====== Provided data
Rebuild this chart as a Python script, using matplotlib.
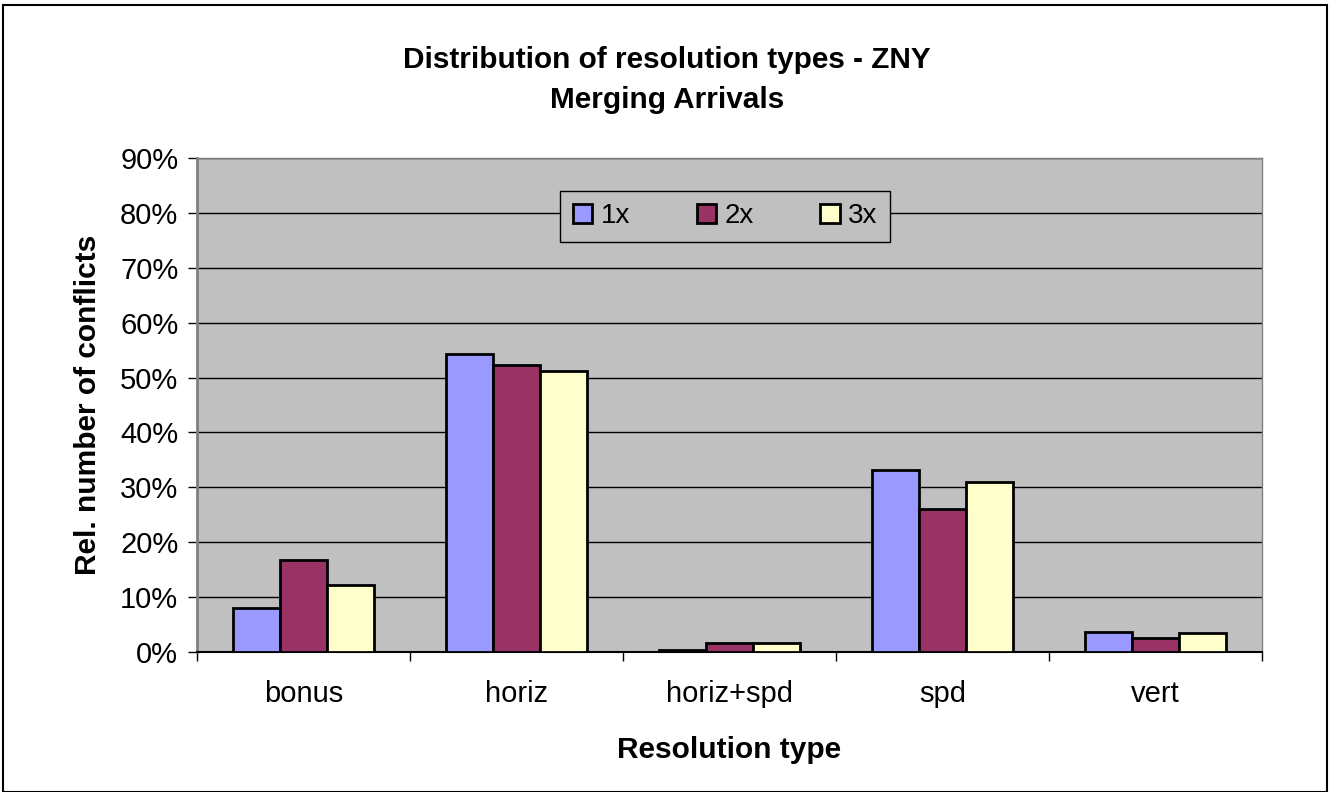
import matplotlib.pyplot as plt
import numpy as np
from matplotlib.patches import Rectangle

# data
categories = ['bonus', 'horiz', 'horiz+spd', 'spd', 'vert']
series_names = ['1x', '2x', '3x']
vals_1x = [8.0, 54.3, 0.3, 33.2, 3.7]
vals_2x = [16.8, 52.2, 1.7, 26.0, 2.5]
vals_3x = [12.2, 51.2, 1.7, 31.0, 3.4]
colors = ['#9999FF', '#993366', '#FFFFCC']
yticks = [0, 10, 20, 30, 40, 50, 60, 70, 80, 90]

plt.rcParams['font.family'] = ['Liberation Sans', 'DejaVu Sans']


def main():
    fig = plt.figure(figsize=(13.31, 7.92), dpi=100)
    W, H = 1331, 792

    # outer chart border
    fig.patches.append(Rectangle((3 / W, 0), (1327 - 3) / W, 1 - 5 / H, transform=fig.transFigure,
                                 fill=False, edgecolor='black', linewidth=1.5))

    ax = fig.add_axes([197 / W, 1 - 652 / H, (1262 - 197) / W, (652 - 158) / H])
    ax.set_facecolor('#C0C0C0')

    x = np.arange(len(categories))
    w = 0.22
    for k, vals in enumerate([vals_1x, vals_2x, vals_3x]):
        ax.bar(x + (k - 1) * w, vals, width=w, color=colors[k], edgecolor='black',
               linewidth=2, label=series_names[k], zorder=3)

    ax.set_xlim(-0.5, len(categories) - 0.5)
    ax.set_ylim(0, 90)
    ax.set_yticks(yticks)
    ax.set_yticklabels([f'{t}%' for t in yticks], fontsize=21)
    ax.yaxis.grid(True, color='black', linewidth=1)
    ax.set_axisbelow(True)

    # category labels centred, tick marks on the separators
    ax.set_xticks(x)
    ax.set_xticklabels(categories, fontsize=21)
    ax.tick_params(axis='x', which='major', length=0, pad=20)
    ax.set_xticks(np.arange(-0.5, len(categories)), minor=True)
    ax.tick_params(axis='x', which='minor', length=6.5, width=1, color='black')
    ax.tick_params(axis='y', length=6.5, width=1, pad=7)

    for side in ['top', 'right']:
        ax.spines[side].set_color('#808080')
        ax.spines[side].set_linewidth(1)
    ax.spines['left'].set_color('#808080')
    ax.spines['left'].set_linewidth(2)
    ax.spines['bottom'].set_color('black')
    ax.spines['bottom'].set_linewidth(1.5)

    ax.set_xlabel('Resolution type', fontsize=21.5, fontweight='bold')
    ax.set_ylabel('Rel. number of conflicts', fontsize=21.5, fontweight='bold')
    ax.xaxis.set_label_coords(0.5, -0.17)
    ax.yaxis.set_label_coords(-0.089, 0.5)

    leg = ax.legend(loc='center', bbox_to_anchor=(0.496, 0.882), ncol=3, fontsize=20,
                    frameon=True, fancybox=False, facecolor='#C0C0C0', edgecolor='black',
                    handlelength=0.7, handleheight=0.7, columnspacing=2.4, handletextpad=0.3,
                    borderpad=0.45)
    leg.get_frame().set_linewidth(1)
    leg.get_frame().set_alpha(1)

    fig.text(667 / W, 1 - 60 / H, 'Distribution of resolution types - ZNY', ha='center', va='center',
             fontsize=21.4, fontweight='bold')
    fig.text(667 / W, 1 - 100 / H, 'Merging Arrivals', ha='center', va='center',
             fontsize=21.4, fontweight='bold')

    fig.savefig('out.png', dpi=100, facecolor='white')


if __name__ == '__main__':
    main()
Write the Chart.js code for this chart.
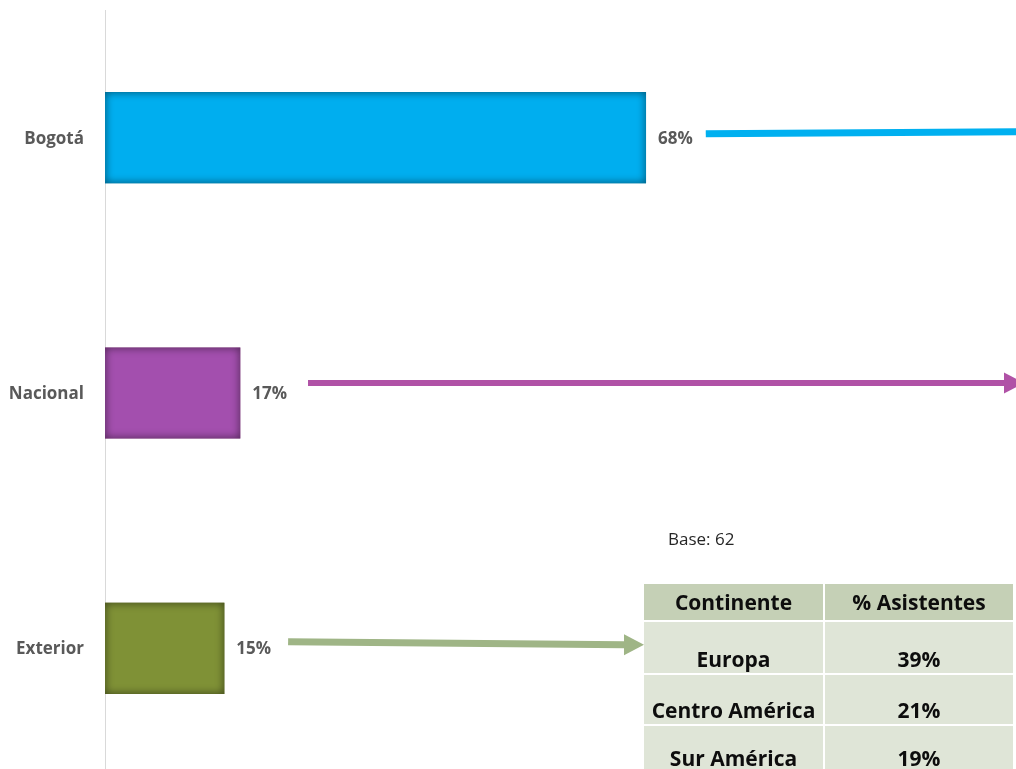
<!DOCTYPE html>
<html>
<head>
<meta charset="utf-8">
<script src="https://cdn.jsdelivr.net/npm/chart.js@4.4.0/dist/chart.umd.min.js"></script>
<style>
  html, body { margin: 0; padding: 0; background: #fff; overflow: hidden; }
  #wrap { position: relative; width: 1016px; height: 769px; }
  #chart { position: absolute; left: 0; top: 0; }
  #base { position: absolute; left: 668px; top: 527px; font: 17px "Open Sans"; color: #262626; }
  #continents { position: absolute; left: 642px; top: 582px; border-collapse: separate; border-spacing: 2px;
    font-family: "Open Sans"; font-weight: 700; font-size: 21px; color: #0d0d0d; }
  #continents td { padding: 0; text-align: center; line-height: 27px; }
  #continents tr.head td { background: #c5d0b6; height: 36px; vertical-align: middle; }
  #continents tr.row td { background: #dfe5d7; vertical-align: bottom; }
</style>
</head>
<body>
<div id="wrap">
  <canvas id="chart" width="1016" height="776"></canvas>
  <div id="base"></div>
  <table id="continents"></table>
</div>
<script>
// main bars
const categories = ['Bogotá', 'Nacional', 'Exterior'];
const values = [68, 17, 15];
const barColors = ['#00aeef', '#a34fae', '#7f9136'];
const edgeColors = ['#0a6f8f', '#6e2a66', '#4f5c20'];

// side table
const tableHeaders = ['Continente', '% Asistentes'];
const continents = ['Europa', 'Centro América', 'Sur América'];
const continentShares = [39, 21, 19];
const baseCount = 62;

// arrows leaving the value labels
const arrowColors = ['#00b0f0', '#b052a6', '#9fb586'];

document.getElementById('base').textContent = 'Base: ' + baseCount;

const table = document.getElementById('continents');
const colWidths = [179, 188];
const rowHeights = [51, 49, 46];
let html = '<tr class="head">' + tableHeaders.map((h, i) => `<td style="width:${colWidths[i]}px">${h}</td>`).join('') + '</tr>';
continents.forEach((c, i) => {
    html += `<tr class="row"><td style="height:${rowHeights[i]}px">${c}</td><td>${continentShares[i]}%</td></tr>`;
});
table.innerHTML = html;

const labelFont = 'bold 17px "Open Sans"';
const labelGap = 12;

// darkened inner edge, like the office bevel
const innerShadow = {
    id: 'innerShadow',
    afterDatasetsDraw(chart) {
        const ctx = chart.ctx;
        chart.getDatasetMeta(0).data.forEach((bar, i) => {
            const { x, y, base, height } = bar.getProps(['x', 'y', 'base', 'height'], true);
            const left = Math.min(base, x), w = Math.abs(x - base), top = y - height / 2;
            ctx.save();
            ctx.beginPath();
            ctx.rect(left, top, w, height);
            ctx.clip();
            ctx.shadowColor = 'rgba(0,0,0,0.6)';
            ctx.shadowBlur = 8;
            ctx.lineWidth = 6;
            ctx.strokeStyle = edgeColors[i];
            ctx.strokeRect(left - 3, top - 3, w + 6, height + 6);
            ctx.restore();
        });
    }
};

// category names left of the axis (drawn here so the tick padding
// does not push the plot area down)
const categoryLabels = {
    id: 'categoryLabels',
    afterDraw(chart) {
        const ctx = chart.ctx;
        const y = chart.scales.y;
        ctx.save();
        ctx.font = labelFont;
        ctx.fillStyle = '#595959';
        ctx.textAlign = 'right';
        ctx.textBaseline = 'middle';
        categories.forEach((c, i) => {
            ctx.fillText(c, y.right - 21, y.getPixelForTick(i) + 1);
        });
        ctx.restore();
    }
};

const valueLabels = {
    id: 'valueLabels',
    afterDatasetsDraw(chart) {
        const ctx = chart.ctx;
        ctx.save();
        ctx.font = labelFont;
        ctx.fillStyle = '#595959';
        ctx.textAlign = 'left';
        ctx.textBaseline = 'middle';
        chart.getDatasetMeta(0).data.forEach((bar, i) => {
            ctx.fillText(values[i] + '%', bar.x + labelGap, bar.y + 1);
        });
        ctx.restore();
    }
};

const arrows = {
    id: 'arrows',
    afterDraw(chart) {
        const ctx = chart.ctx;
        const tableLeft = table.offsetLeft + 2;
        // [dy at start, dy at end, end x, head?, line width, gap after label]
        const specs = [
            [-4, -6, chart.width, false, 7, 13],
            [-10, -10, chart.width + 8, true, 6, 21],
            [-6.5, -3.5, tableLeft, true, 7, 17]
        ];
        ctx.save();
        ctx.font = labelFont;
        chart.getDatasetMeta(0).data.forEach((bar, i) => {
            const [dy0, dy1, xEnd, head, lw, gap] = specs[i];
            const x0 = bar.x + labelGap + ctx.measureText(values[i] + '%').width + gap;
            const y0 = bar.y + dy0, y1 = bar.y + dy1;
            const hl = head ? 20 : 0;
            ctx.strokeStyle = arrowColors[i];
            ctx.fillStyle = arrowColors[i];
            ctx.lineWidth = lw;
            ctx.beginPath();
            ctx.moveTo(x0, y0);
            ctx.lineTo(xEnd - hl, y1);
            ctx.stroke();
            if (head) {
                ctx.beginPath();
                ctx.moveTo(xEnd - hl, y1 - 10.5);
                ctx.lineTo(xEnd, y1);
                ctx.lineTo(xEnd - hl, y1 + 10.5);
                ctx.closePath();
                ctx.fill();
            }
        });
        ctx.restore();
    }
};

new Chart(document.getElementById('chart'), {
    type: 'bar',
    data: {
        labels: categories,
        datasets: [{
            data: values,
            backgroundColor: barColors,
            borderWidth: 0,
            categoryPercentage: 1,
            barPercentage: 0.357
        }]
    },
    options: {
        indexAxis: 'y',
        responsive: false,
        animation: false,
        layout: { padding: { top: 10, right: 0, bottom: 0, left: 0 } },
        plugins: { legend: { display: false }, tooltip: { enabled: false } },
        scales: {
            x: { display: false, min: 0, max: 114.5 },
            y: {
                afterFit(scale) { scale.width = 105; },
                grid: { display: false, drawTicks: false },
                border: { display: true, color: '#d9d9d9', width: 1 },
                ticks: { display: false }
            }
        }
    },
    plugins: [innerShadow, categoryLabels, valueLabels, arrows]
});
</script>
</body>
</html>
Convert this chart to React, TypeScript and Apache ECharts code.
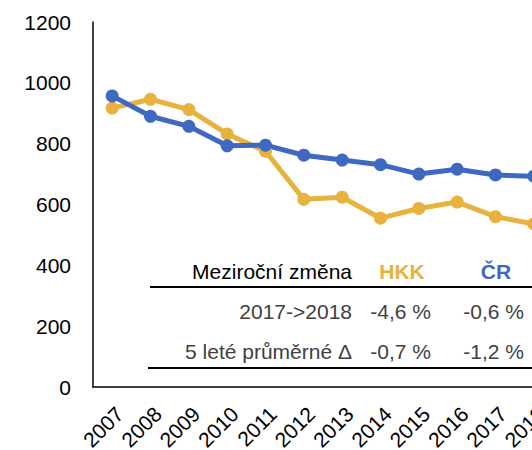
import React, { useEffect, useRef } from "react";
import * as echarts from "echarts";

const years = ["2007", "2008", "2009", "2010", "2011", "2012", "2013", "2014", "2015", "2016", "2017", "2018"];
const hkk = [917, 946, 912, 832, 775, 617, 624, 555, 587, 608, 560, 536];
const cr = [957, 890, 857, 793, 795, 762, 746, 731, 700, 716, 697, 693];
const yTicks = { min: 0, max: 1200, interval: 200 };

const tableHeader = ["Meziroční změna", "HKK", "ČR"];
const rowLabels = ["2017->2018", "5 leté průměrné Δ"];
const hkkChanges = ["-4,6 %", "-0,7 %"];
const crChanges = ["-0,6 %", "-1,2 %"];

const YELLOW = "#E8B23E";
const BLUE = "#3F68C0";
const FONT = "Liberation Sans";

export default function App() {
  const ref = useRef<HTMLDivElement>(null);
  useEffect(() => {
    if (!ref.current) return;
    const chart = echarts.init(ref.current, null, { renderer: "svg" });
    const rowY = [311, 351];
    const graphic: any[] = [
      { type: "line", shape: { x1: 150, y1: 287, x2: 532, y2: 287 }, style: { stroke: "#000", lineWidth: 2 } },
      { type: "line", shape: { x1: 148, y1: 368, x2: 532, y2: 368 }, style: { stroke: "#000", lineWidth: 2 } },
      { type: "text", x: 352, y: 271, style: { text: tableHeader[0], fill: "#000", font: `21px '${FONT}'`, align: "right", verticalAlign: "middle" } },
      { type: "text", x: 402, y: 271, style: { text: tableHeader[1], fill: YELLOW, font: `bold 21px '${FONT}'`, align: "center", verticalAlign: "middle" } },
      { type: "text", x: 496, y: 271, style: { text: tableHeader[2], fill: BLUE, font: `bold 21px '${FONT}'`, align: "center", verticalAlign: "middle" } },
    ];
    rowLabels.forEach((lab, i) => {
      graphic.push({ type: "text", x: 352, y: rowY[i], style: { text: lab, fill: "#404040", font: `21px '${FONT}'`, align: "right", verticalAlign: "middle" } });
      graphic.push({ type: "text", x: 431, y: rowY[i], style: { text: hkkChanges[i], fill: "#404040", font: `21px '${FONT}'`, align: "right", verticalAlign: "middle" } });
      graphic.push({ type: "text", x: 524, y: rowY[i], style: { text: crChanges[i], fill: "#404040", font: `21px '${FONT}'`, align: "right", verticalAlign: "middle" } });
    });
    chart.setOption({
      animation: false,
      backgroundColor: "#fff",
      grid: { left: 93, top: 22, bottom: 63, right: -21, containLabel: false, outerBoundsMode: "none" },
      xAxis: {
        type: "category",
        data: years,
        boundaryGap: true,
        axisLine: { lineStyle: { color: "#000", width: 1.5 } },
        axisTick: { show: false },
        axisLabel: { rotate: 45, margin: 16, verticalAlign: "top", color: "#000", fontSize: 21, fontFamily: FONT, interval: 0 },
      },
      yAxis: {
        type: "value",
        min: yTicks.min,
        max: yTicks.max,
        interval: yTicks.interval,
        axisLine: { show: true, lineStyle: { color: "#000", width: 1.5 } },
        axisTick: { show: false },
        splitLine: { show: false },
        axisLabel: { margin: 22, color: "#000", fontSize: 21, fontFamily: FONT, formatter: (v: number) => String(v) },
      },
      series: [
        {
          name: "HKK",
          type: "line",
          data: hkk,
          symbol: "circle",
          symbolSize: 13,
          itemStyle: { color: YELLOW },
          lineStyle: { color: YELLOW, width: 5 },
        },
        {
          name: "ČR",
          type: "line",
          data: cr,
          symbol: "circle",
          symbolSize: 13,
          itemStyle: { color: BLUE },
          lineStyle: { color: BLUE, width: 5 },
        },
      ],
      graphic,
    });
    return () => chart.dispose();
  }, []);
  return (
    <div
      ref={ref}
      style={{ position: "fixed", left: 0, top: 0, width: 532, height: 450 }}
    />
  );
}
============
## [Task requirements]
Starting at the line with "Write the Chart.js code for this chart." and ending at the line with "document.getElementById('base').textContent = 'Base: '", copy each line exactly, both ends included. Do not copy the pictures.

## [Written reply]
Write the Chart.js code for this chart.
<!DOCTYPE html>
<html>
<head>
<meta charset="utf-8">
<script src="https://cdn.jsdelivr.net/npm/chart.js@4.4.0/dist/chart.umd.min.js"></script>
<style>
  html, body { margin: 0; padding: 0; background: #fff; overflow: hidden; }
  #wrap { position: relative; width: 1016px; height: 769px; }
  #chart { position: absolute; left: 0; top: 0; }
  #base { position: absolute; left: 668px; top: 527px; font: 17px "Open Sans"; color: #262626; }
  #continents { position: absolute; left: 642px; top: 582px; border-collapse: separate; border-spacing: 2px;
    font-family: "Open Sans"; font-weight: 700; font-size: 21px; color: #0d0d0d; }
  #continents td { padding: 0; text-align: center; line-height: 27px; }
  #continents tr.head td { background: #c5d0b6; height: 36px; vertical-align: middle; }
  #continents tr.row td { background: #dfe5d7; vertical-align: bottom; }
</style>
</head>
<body>
<div id="wrap">
  <canvas id="chart" width="1016" height="776"></canvas>
  <div id="base"></div>
  <table id="continents"></table>
</div>
<script>
// main bars
const categories = ['Bogotá', 'Nacional', 'Exterior'];
const values = [68, 17, 15];
const barColors = ['#00aeef', '#a34fae', '#7f9136'];
const edgeColors = ['#0a6f8f', '#6e2a66', '#4f5c20'];

// side table
const tableHeaders = ['Continente', '% Asistentes'];
const continents = ['Europa', 'Centro América', 'Sur América'];
const continentShares = [39, 21, 19];
const baseCount = 62;

// arrows leaving the value labels
const arrowColors = ['#00b0f0', '#b052a6', '#9fb586'];

document.getElementById('base').textContent = 'Base: ' + baseCount;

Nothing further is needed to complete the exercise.